Because of my lack of attachment to cats, I can never seem to remember what the other family members choose to name them. They use fancy names like Shimmer, Duchess, or Princess. I usually call them by how they look or act.

For example, we have a cat that was born perfectly white. I started out calling him Snowball. But then his coat changed, and he had an orange tinge within the white. It changed in the summer when we would eat popsicles. I started calling that cat Creamsicle.

Another cat was mostly black with a white belly. I called him penguin. Another one that looked like him I called Tux. One cat especially kept wrapping himself around my feet when I tried to walk. Once in a while, I would end up stepping on him, and he would let out a screech and run to hide. He would sulk for a few days, then be right back to his idiotic pestering. I less-than-affectionately named him Dumb Dumb. Another cat had a tail that had a strange twitch to it. No matter what he was doing, his tail would flicker, even if he slept. That one got the name of Twitch. Other cats received the names Grey Kitty, Orange Kitty, and Black Kitty.

The thing about it, I could use the names I called them, and everyone knew exactly which cat I was talking about. But when the others in the family used the names they designated, such as Cuddles, Precious, Charlotte, or Zinnia, who was supposed to know which one that went with. Even the one I called Sylvester was obvious to anyone who had watched Saturday morning cartoons.

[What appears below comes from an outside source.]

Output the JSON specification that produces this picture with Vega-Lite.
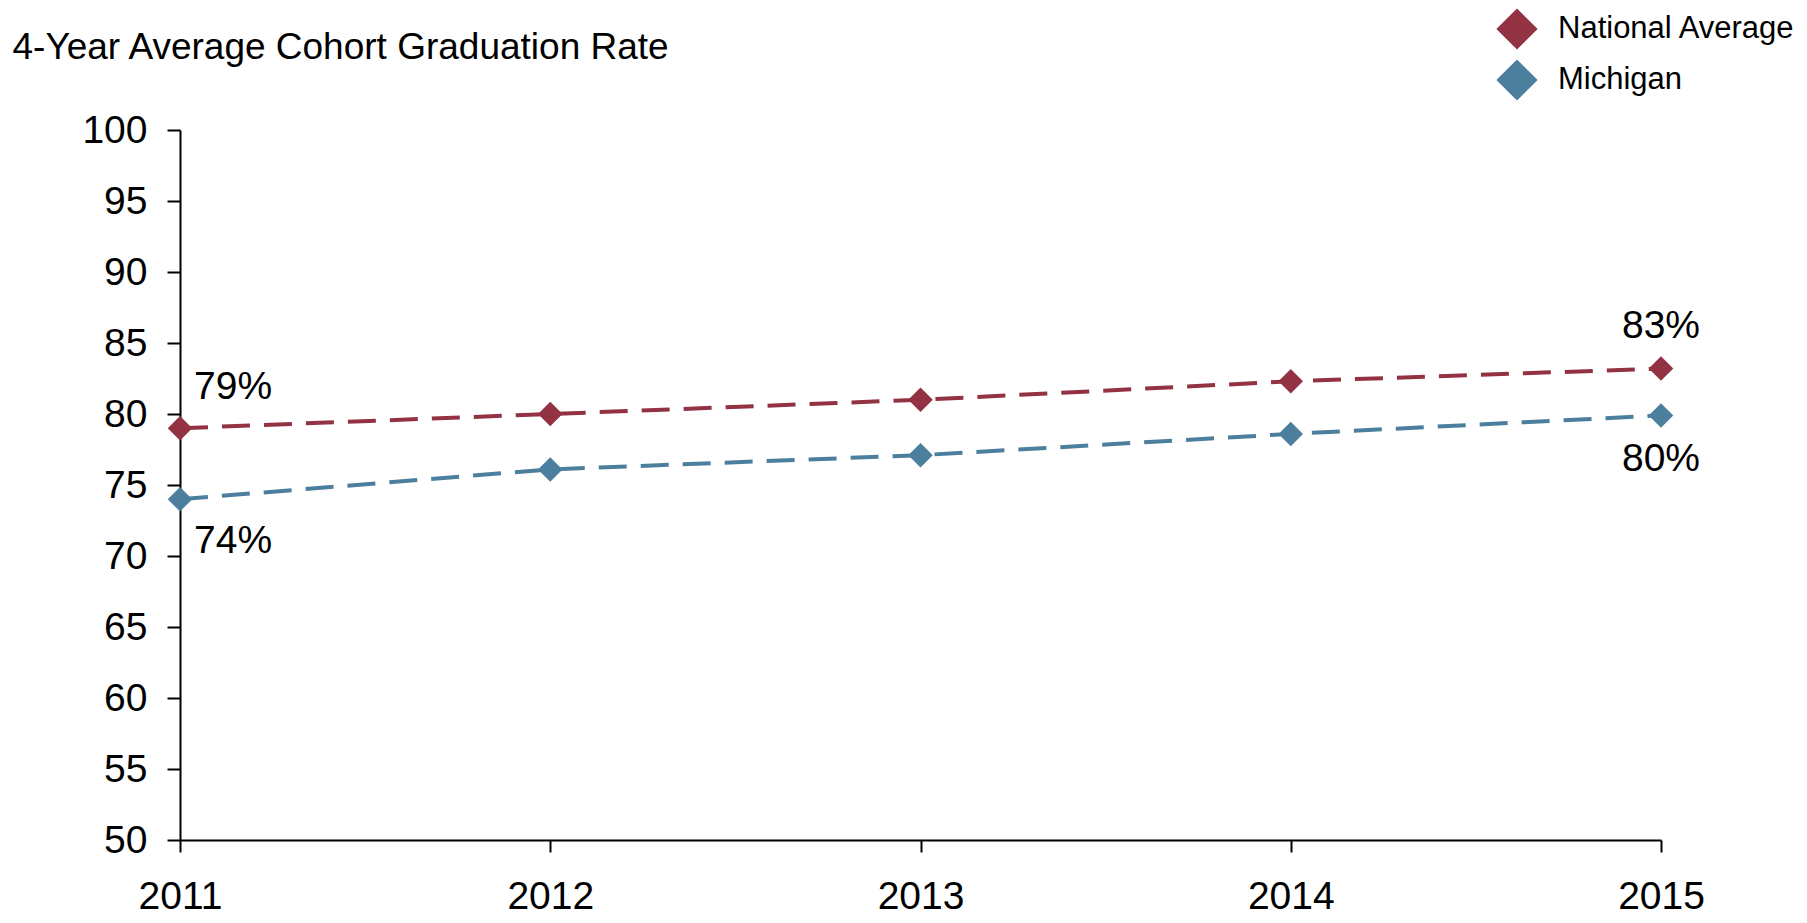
{
  "$schema": "https://vega.github.io/schema/vega-lite/v6.json",
  "autosize": {"type": "none"},
  "width": 1481,
  "height": 710,
  "padding": {"left": 180, "top": 130, "right": 146, "bottom": 83},
  "background": "white",
  "config": {
    "view": {"stroke": null},
    "font": "Liberation Sans",
    "axis": {
      "domainColor": "black",
      "domainWidth": 2,
      "tickColor": "black",
      "tickWidth": 2,
      "grid": false,
      "labelFont": "Liberation Sans",
      "labelFontSize": 39,
      "labelColor": "black",
      "labelFlush": false,
      "labelOverlap": false
    },
    "legend": {
      "orient": "none",
      "legendX": 1316,
      "legendY": -122,
      "padding": 0,
      "symbolType": "diamond",
      "symbolSize": 1700,
      "symbolStrokeWidth": 0,
      "symbolOpacity": 1,
      "labelFont": "Liberation Sans",
      "labelFontSize": 31,
      "labelColor": "black",
      "labelOffset": 20,
      "rowPadding": 9,
      "labelLimit": 400
    }
  },
  "data": {
    "values": [
      {"year": 2011, "series": "National Average", "rate": 79.0, "label": "79%"},
      {"year": 2012, "series": "National Average", "rate": 80.0, "label": null},
      {"year": 2013, "series": "National Average", "rate": 81.0, "label": null},
      {"year": 2014, "series": "National Average", "rate": 82.3, "label": null},
      {"year": 2015, "series": "National Average", "rate": 83.2, "label": "83%"},
      {"year": 2011, "series": "Michigan", "rate": 74.0, "label": "74%"},
      {"year": 2012, "series": "Michigan", "rate": 76.1, "label": null},
      {"year": 2013, "series": "Michigan", "rate": 77.1, "label": null},
      {"year": 2014, "series": "Michigan", "rate": 78.6, "label": null},
      {"year": 2015, "series": "Michigan", "rate": 79.9, "label": "80%"}
    ]
  },
  "encoding": {
    "x": {
      "field": "year",
      "type": "quantitative",
      "scale": {"domain": [2011, 2015], "nice": false, "zero": false},
      "axis": {"title": null, "values": [2011, 2012, 2013, 2014, 2015], "format": "d", "tickSize": 12, "labelPadding": 25}
    },
    "y": {
      "field": "rate",
      "type": "quantitative",
      "scale": {"domain": [50, 100], "nice": false, "zero": false},
      "axis": {
        "title": "4-Year Average Cohort Graduation Rate",
        "titleX": -168,
        "titleY": -72,
        "titleAngle": 0,
        "titleAlign": "left",
        "titleBaseline": "alphabetic",
        "titleFont": "Liberation Sans",
        "titleFontSize": 37,
        "titleFontWeight": "normal",
        "titleColor": "black",
        "values": [50, 55, 60, 65, 70, 75, 80, 85, 90, 95, 100],
        "tickSize": 13,
        "labelPadding": 20
      }
    }
  },
  "layer": [
    {
      "mark": {"type": "line", "strokeWidth": 4, "strokeDash": [28, 14]},
      "encoding": {
        "color": {
          "field": "series",
          "type": "nominal",
          "scale": {"domain": ["National Average", "Michigan"], "range": ["#923243", "#4C7F9D"]},
          "legend": {"title": null}
        }
      }
    },
    {
      "mark": {"type": "point", "shape": "diamond", "filled": true, "size": 600, "opacity": 1, "strokeWidth": 0},
      "encoding": {
        "color": {
          "field": "series",
          "type": "nominal",
          "scale": {"domain": ["National Average", "Michigan"], "range": ["#923243", "#4C7F9D"]},
          "legend": {"title": null}
        }
      }
    },
    {
      "transform": [{"filter": "datum.year == 2011 && datum.series == 'National Average'"}],
      "mark": {"type": "text", "align": "left", "baseline": "middle", "dx": 14, "dy": -41, "fontSize": 39, "font": "Liberation Sans", "color": "black"},
      "encoding": {"text": {"field": "label"}}
    },
    {
      "transform": [{"filter": "datum.year == 2011 && datum.series == 'Michigan'"}],
      "mark": {"type": "text", "align": "left", "baseline": "middle", "dx": 14, "dy": 42, "fontSize": 39, "font": "Liberation Sans", "color": "black"},
      "encoding": {"text": {"field": "label"}}
    },
    {
      "transform": [{"filter": "datum.year == 2015 && datum.series == 'National Average'"}],
      "mark": {"type": "text", "align": "center", "baseline": "middle", "dy": -43, "fontSize": 39, "font": "Liberation Sans", "color": "black"},
      "encoding": {"text": {"field": "label"}}
    },
    {
      "transform": [{"filter": "datum.year == 2015 && datum.series == 'Michigan'"}],
      "mark": {"type": "text", "align": "center", "baseline": "middle", "dy": 44, "fontSize": 39, "font": "Liberation Sans", "color": "black"},
      "encoding": {"text": {"field": "label"}}
    }
  ]
}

However, a problem with this naming convention of mine arose when it was me who started taking them to the vet. I remember the first one. The receptionist brought up our family account on the computer.

“What’s the cat’s name?” she asked.

I stood there trying to remember the name the kids had given it, but my mind was blank.

The receptionist looked up, somewhat impatiently. “This is your cat, right?”

“Yes,” I replied. “But I can’t think of the name my kids use.”

“What do you call it?” she replied.

“Doormat,” I replied.

“Doormat?” she said.

“Yes,” I replied. “It always lies right in front of the door, so I step on it if I’m not looking.”

“I suppose it doesn’t matter what you call it as long as you know which cat it is,” she said.

I was relieved. I thought she was going to give me a lecture about how cats are people, too, and should have proper names. I received that lecture from my mother-in-law.

I continued taking the cats to the vet as needed, just registering them with the names I called them. But one day I came home, and my wife was holding a postcard.

“Perhaps I should be the one to take the cats to the vet from now on,” she said.

“Why?” I asked.

“Because the mailman got a real good laugh out of this postcard.”

I took the card and read it.

“Just a reminder that it’s time for Hitler Cat’s and Clown Kitty’s shots.”

Perhaps it would be better if someone else took the cats to the vet.